# THE REQUEST
Scan the data below and pick out the lines containing the word "that".

# DATASET EXTRACT
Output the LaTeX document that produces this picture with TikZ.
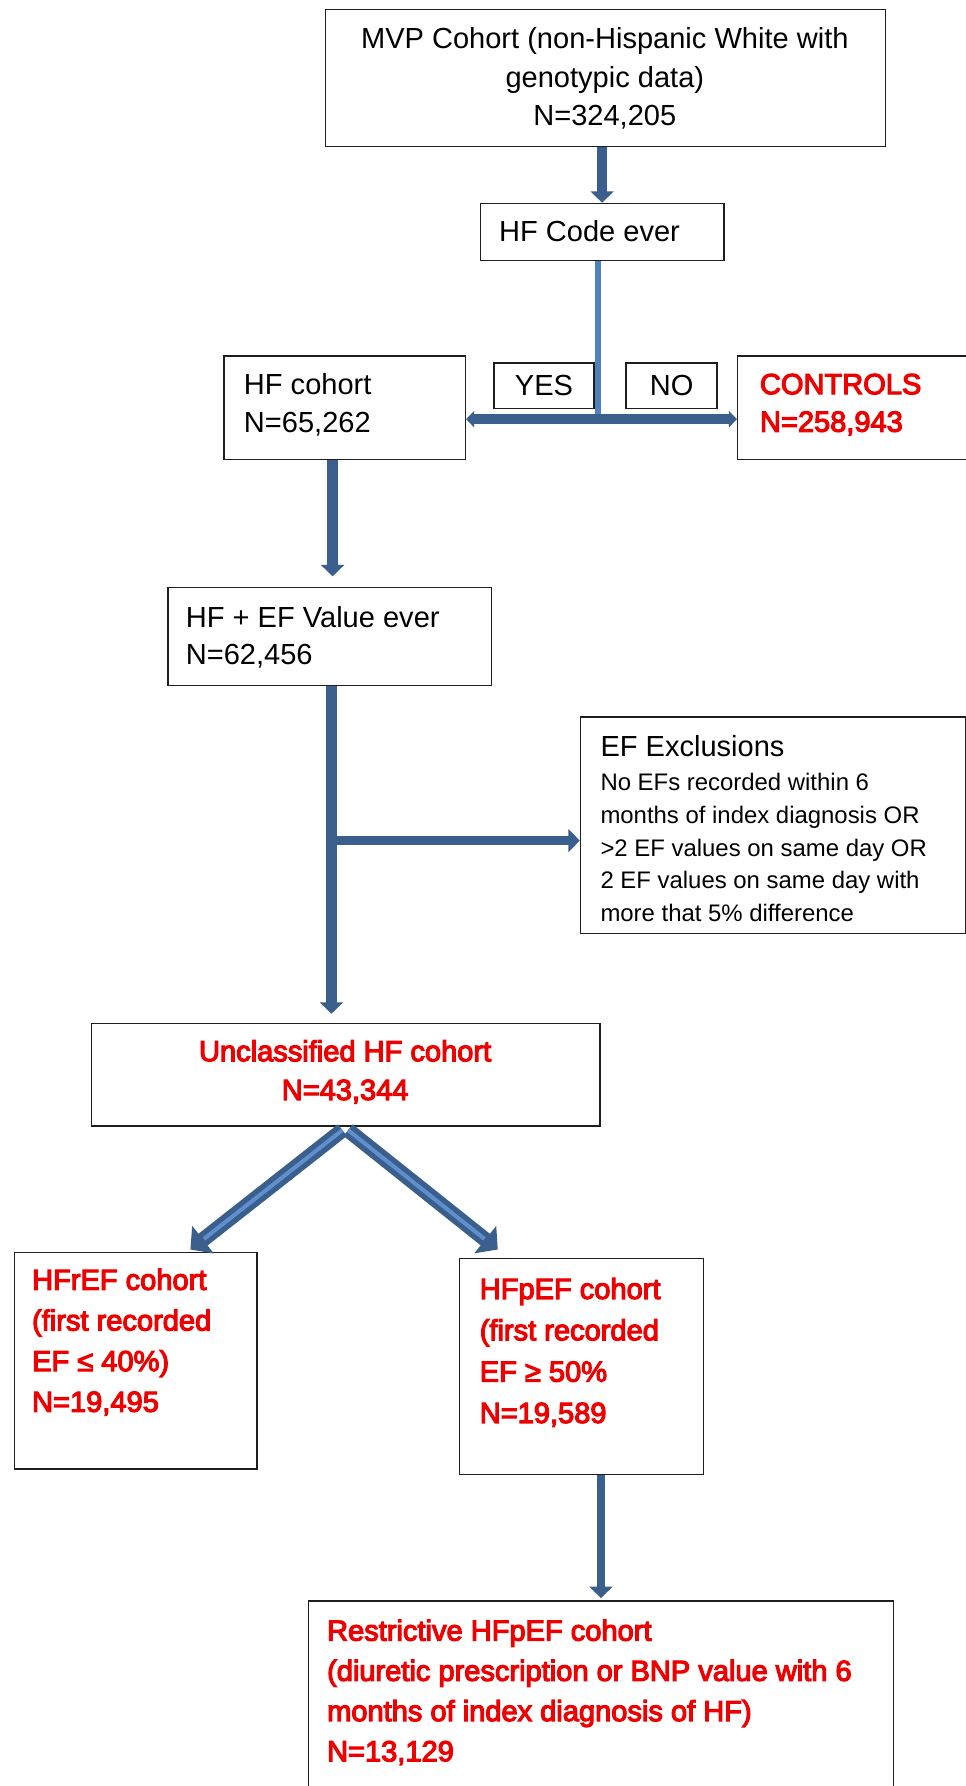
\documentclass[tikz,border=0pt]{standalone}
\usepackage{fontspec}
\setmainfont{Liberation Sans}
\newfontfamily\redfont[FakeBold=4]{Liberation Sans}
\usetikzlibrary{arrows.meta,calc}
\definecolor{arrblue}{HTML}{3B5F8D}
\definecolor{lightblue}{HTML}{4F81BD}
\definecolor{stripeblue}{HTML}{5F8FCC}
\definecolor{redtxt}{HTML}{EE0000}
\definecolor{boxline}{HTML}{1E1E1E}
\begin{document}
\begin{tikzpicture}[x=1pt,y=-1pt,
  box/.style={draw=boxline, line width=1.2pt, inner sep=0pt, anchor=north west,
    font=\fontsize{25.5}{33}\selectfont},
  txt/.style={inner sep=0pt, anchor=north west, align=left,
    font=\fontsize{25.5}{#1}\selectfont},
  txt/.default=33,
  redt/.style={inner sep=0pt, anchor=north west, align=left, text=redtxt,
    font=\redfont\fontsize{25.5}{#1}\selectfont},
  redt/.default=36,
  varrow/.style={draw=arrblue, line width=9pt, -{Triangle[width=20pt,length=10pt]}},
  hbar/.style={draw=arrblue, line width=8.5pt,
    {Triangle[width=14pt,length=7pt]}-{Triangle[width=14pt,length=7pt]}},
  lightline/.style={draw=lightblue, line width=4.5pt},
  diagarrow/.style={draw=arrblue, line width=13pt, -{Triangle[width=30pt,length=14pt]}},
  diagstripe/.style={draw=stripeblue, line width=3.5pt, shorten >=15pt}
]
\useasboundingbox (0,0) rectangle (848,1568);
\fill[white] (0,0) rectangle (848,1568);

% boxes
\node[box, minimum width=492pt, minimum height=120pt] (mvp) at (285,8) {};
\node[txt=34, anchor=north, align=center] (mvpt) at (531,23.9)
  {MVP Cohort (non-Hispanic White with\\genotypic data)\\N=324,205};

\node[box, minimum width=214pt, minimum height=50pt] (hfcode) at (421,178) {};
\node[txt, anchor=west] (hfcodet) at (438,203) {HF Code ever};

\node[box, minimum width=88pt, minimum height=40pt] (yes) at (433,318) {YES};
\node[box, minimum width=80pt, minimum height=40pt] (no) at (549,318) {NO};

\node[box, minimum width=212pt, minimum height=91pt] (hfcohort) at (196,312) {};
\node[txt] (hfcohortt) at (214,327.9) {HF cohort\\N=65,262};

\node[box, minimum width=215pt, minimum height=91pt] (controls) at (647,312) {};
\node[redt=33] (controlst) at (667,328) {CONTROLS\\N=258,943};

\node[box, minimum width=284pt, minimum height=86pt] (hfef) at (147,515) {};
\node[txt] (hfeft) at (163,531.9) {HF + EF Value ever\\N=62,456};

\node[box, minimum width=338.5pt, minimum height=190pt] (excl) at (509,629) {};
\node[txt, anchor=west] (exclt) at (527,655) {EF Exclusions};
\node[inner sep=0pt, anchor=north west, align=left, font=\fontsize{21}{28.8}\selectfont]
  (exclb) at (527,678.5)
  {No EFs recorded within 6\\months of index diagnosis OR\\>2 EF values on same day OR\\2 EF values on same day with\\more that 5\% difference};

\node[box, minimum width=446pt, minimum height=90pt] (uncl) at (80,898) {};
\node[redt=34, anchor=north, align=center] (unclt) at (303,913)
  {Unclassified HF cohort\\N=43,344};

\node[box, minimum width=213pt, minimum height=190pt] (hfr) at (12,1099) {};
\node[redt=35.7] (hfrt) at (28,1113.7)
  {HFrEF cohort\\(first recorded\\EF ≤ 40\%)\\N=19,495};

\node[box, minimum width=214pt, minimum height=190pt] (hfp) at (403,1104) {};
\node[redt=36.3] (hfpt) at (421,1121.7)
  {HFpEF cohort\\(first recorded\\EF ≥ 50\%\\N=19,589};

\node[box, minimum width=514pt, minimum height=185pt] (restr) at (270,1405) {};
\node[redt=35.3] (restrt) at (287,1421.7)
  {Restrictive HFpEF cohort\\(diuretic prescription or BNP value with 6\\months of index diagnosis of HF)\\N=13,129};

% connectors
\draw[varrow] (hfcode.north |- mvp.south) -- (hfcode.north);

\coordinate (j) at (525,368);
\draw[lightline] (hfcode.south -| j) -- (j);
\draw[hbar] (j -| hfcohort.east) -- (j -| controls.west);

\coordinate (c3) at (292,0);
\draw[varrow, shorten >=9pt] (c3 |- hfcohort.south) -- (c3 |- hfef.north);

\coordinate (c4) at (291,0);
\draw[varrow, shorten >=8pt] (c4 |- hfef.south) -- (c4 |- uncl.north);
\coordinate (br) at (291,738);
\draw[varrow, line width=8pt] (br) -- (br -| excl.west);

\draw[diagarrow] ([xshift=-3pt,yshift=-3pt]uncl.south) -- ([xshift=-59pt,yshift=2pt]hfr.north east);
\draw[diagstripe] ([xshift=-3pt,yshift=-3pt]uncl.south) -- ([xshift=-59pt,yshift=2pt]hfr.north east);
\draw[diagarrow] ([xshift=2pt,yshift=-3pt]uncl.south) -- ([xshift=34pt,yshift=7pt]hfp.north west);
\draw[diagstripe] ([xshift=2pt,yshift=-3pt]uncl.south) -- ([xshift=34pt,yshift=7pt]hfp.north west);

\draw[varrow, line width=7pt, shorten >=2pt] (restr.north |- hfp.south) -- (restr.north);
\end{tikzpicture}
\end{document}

# CORRECT OUTPUT
Output the LaTeX document that produces this picture with TikZ.
  {No EFs recorded within 6\\months of index diagnosis OR\\>2 EF values on same day OR\\2 EF values on same day with\\more that 5\% difference};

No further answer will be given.